Por meio desta feiticeira (ou pitonisa) mais uma vez Deus falou a Saul e lhe declarou os seus desígnios. E assim como a mulher (ou Samuel) falou, aconteceu.
A questão que não quer calar é: É realmente possível falar com os mortos? Ou os cristãos têm uma necessidade de negar esta possibilidade para negar a crença e a prática espírita de comunicação com os mortos? É possível ter como “possível” a comunicação com os mortos e ainda ser cristão? Como sustentar uma dos princípios básicos da hermenêutica que é o de que a primeira interpretação deve ser a “literal”? Há no texto alguma indicação de que o texto deva ser interpretado simbolicamente?
Quando o texto por si mesmo não é suficientemente claro a este respeito, devemos apelar para o outro grande princípio de interpretação: “A Bíblia é sua própria intérprete” (“Scriptura sui ipsius interpres”).

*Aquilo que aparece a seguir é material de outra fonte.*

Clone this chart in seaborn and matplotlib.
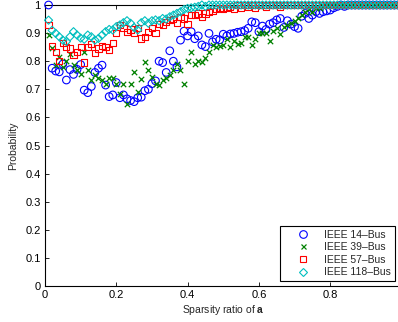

Em algum outro lugar da Bíblia temos alguma declaração expressa de que é impossível falar
com os mortos? Não que me lembre, não! Mas em vários lugares há afirmações que, no mínimo, dizem que havia gente fazendo isso, ou afirmando que seriam capazes disso.
Em Dt 18.9-14 Deus proíbe que uma série de práticas sejam adotadas por seu povo, entre elas a necromancia, divinização, a consulta a mortos – o que não é prova de que isso seja possível, senão apenas que estas coisas eram praticadas.
Na parábola do Rico e do Lázaro (Lc 16.19-31), Jesus está dando um ensinamento sobre o tempo da graça e não quer fazer uma afirmação categórica de que seja possível falar com mortos. Diante da solicitação do rico para retornar para avisar seus irmãos ou enviar alguém para que faça isso, Jesus afirma que eles têm os vivos para que façam isso, e que não há a necessidade de que os que estão no outro mundo o façam. No entanto, Jesus deixa muito claro que os que morreram estão vivos.
Em outro texto, Jesus faz essa afirmação de forma categórica: “Ele não é um Deus de mortos, e sim de vivos” (Mt 22.32), referindo-se a Abraão, Isaque,e Jacó.
E, finalmente, podemos lembrar do texto da transfiguração, quando Pedro presenciou Jesus em uma espécie de conferência com Elias e Moisés (Mt 17.1-9). Pedro mesmo não falou com nenhum deles. Jesus falava com eles.
Todos estes relatos não afirmam que seja possível falar com mortos, mas também não dizem abertamente que não seja possível. E diante disso podemos afirmar algumas coisas:
· Os que morreram estão vivos;
· Deus não quer que a humanidade queira saber de coisas por meio de adivinhos ou profetas que não sejam por ele chamados;
· Deus sempre falou por meio de seus profetas, diretamente; ou por meio de seus mensageiros (que nunca são humanos que passarem deste mundo para o outro);
· Mas tudo isso não quer dizer que não seja possível invocar os mortos ou que não seja possível com eles comunicar-se;
· Deus quer que as pessoas o busquem em sua palavra (Moisés e os Profetas) e suas testemunhas de hoje (que proclamam esta palavra).
Fiquem com Deus e que Deus os abençoe!